A reader named Gaius Gracchus just posted this:
I recently moved. My prior residence was in what had been a very nice suburban community, with good schools.
But then post Katrina, the government bought a brand-new large apartment complex (designed for upper middle class) and turned it into Section 8, for the Katrina refugees, mostly. I visited it with church outreach and it quickly became slums, dangerous slums, with lots of police activity. It was just a few miles away.
Then the nearby neighborhoods became increasingly Section 8. The schools declined. The crime, including murders, increased. SWAT would be on my street once a year. Friends kept moving away.

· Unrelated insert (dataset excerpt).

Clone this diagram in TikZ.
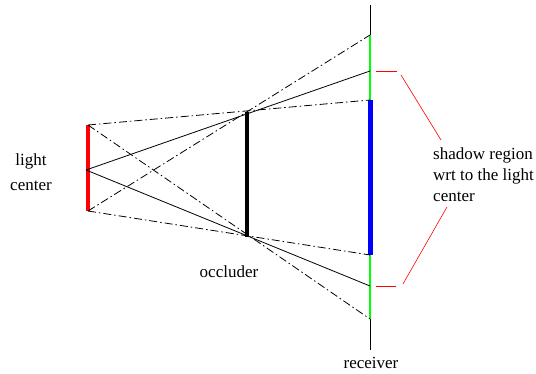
\documentclass[tikz,border=0pt]{standalone}
\usepackage{fontspec}
\setmainfont{Liberation Serif}
\usetikzlibrary{positioning,calc}

\tikzset{
  ray/.style={black, line width=0.8pt},
  dashray/.style={black, line width=0.8pt, dash pattern=on 8pt off 3pt on 1.5pt off 3pt},
  caption/.style={font=\fontsize{17}{21}\selectfont, inner sep=0pt},
  bracket/.style={red, line width=0.6pt},
}

\begin{document}
\begin{tikzpicture}[x=1pt,y=-1pt]
\useasboundingbox (0,0) rectangle (536,374);

% light source
\coordinate (lt) at (88,125);
\coordinate (lc) at (86,170);
\coordinate (lb) at (88,211);
% occluder
\coordinate (ot) at (247,112);
\coordinate (ob) at (247,237);
% receiver
\coordinate (rtop) at (370,5);
\coordinate (r1) at (370,35);
\coordinate (r2) at (370,71);
\coordinate (r3) at (370,100);
\coordinate (r4) at (370,255);
\coordinate (r5) at (370,286);
\coordinate (r6) at (370,319);
\coordinate (rbot) at (370,350);

\draw[line width=0.8pt] (rtop) -- (rbot);
\draw[green, line width=2pt] (r1) -- (r3);
\draw[green, line width=2pt] (r4) -- (r6);
\draw[blue, line width=5pt] (r3) -- (r4);

\draw[red, line width=4pt] (lt) -- (lb);
\draw[line width=4pt] (ot) -- (ob);

% rays from the center
\draw[ray] (lc) -- (r2);
\draw[ray] (lc) -- (r5);
% rays from the ends
\draw[dashray] (lt) -- (r3);
\draw[dashray] (lb) -- (r4);
\draw[dashray] (lb) -- (r1);
\draw[dashray] (lt) -- (r6);

% shadow bracket
\coordinate (b1) at (376,71);
\coordinate (b2) at (397,71);
\coordinate (b3) at (401,75);
\coordinate (b4) at (441,140);
\coordinate (b5) at (447,207);
\coordinate (b6) at (403,284);
\coordinate (b7) at (396,286);
\coordinate (b8) at (376,286);
\draw[bracket] (b1) -- (b2);
\draw[bracket] (b3) -- (b4);
\draw[bracket] (b5) -- (b6);
\draw[bracket] (b7) -- (b8);

\node[caption, align=center, font=\fontsize{17}{25}\selectfont] (lightlbl) at (31,172) {light\\center};
\node[caption] (occlbl) at (229,272) {occluder};
\node[caption] (reclbl) at (371,363) {receiver};
\node[caption, align=left, anchor=west] (shadowlbl) at (433,175) {shadow region\\wrt to the light\\center};

\end{tikzpicture}
\end{document}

Another new apartment complex opened, much closer. It was a luxury complex with high rates. But it didn’t fill, so it went 25% Section 8. Then 50%. Then 100%. Today it a slum, with massive police interaction every day.
We talked with our elementary school principal not long before we moved, about helping our kindergarten daughter be challenged more. He talked a long time about the challenges created by demographic change. He does outreach to the newer and now 100% Section 8 complex. The children there have never had someone read to them at home. They have never had a book to read at home.
He apologized profusely about ill-serving our daughter, even though she was in a designed advanced class. They are prohibited from separating students based upon cognitive ability. And he said most of the students did not live with 2 parents, but were with grandparents or foster parents.
Our elementary school had been 10% black, 10% Asian, 10% Hispanic, and 70% white a decade earlier. Now it is 43% black, 23% Hispanic, 24% white, and 10% Asian.
The principal mentioned that another elementary school moved to Spanish-English immersion. This led to it becoming a more “elite” school, due to changing demographics.
Anyway, issues of class, race, and culture are complicated, especially when it isn’t politically correct to mention demographics associated with education outcomes and crime, independent of poverty.
We didn’t move due to demographics, but we are now a thousand miles away with very different demographics. My 6th grader is no longer talking like he lives in a slum or wishing he had hair like the other kids. My children safely walk to and from school. We don’t worry as much about crime.
Anyway, poverty isn’t as much a problem as cultures that have high rates of single parenthood and crime, which often correlate to other, less politically correct factors.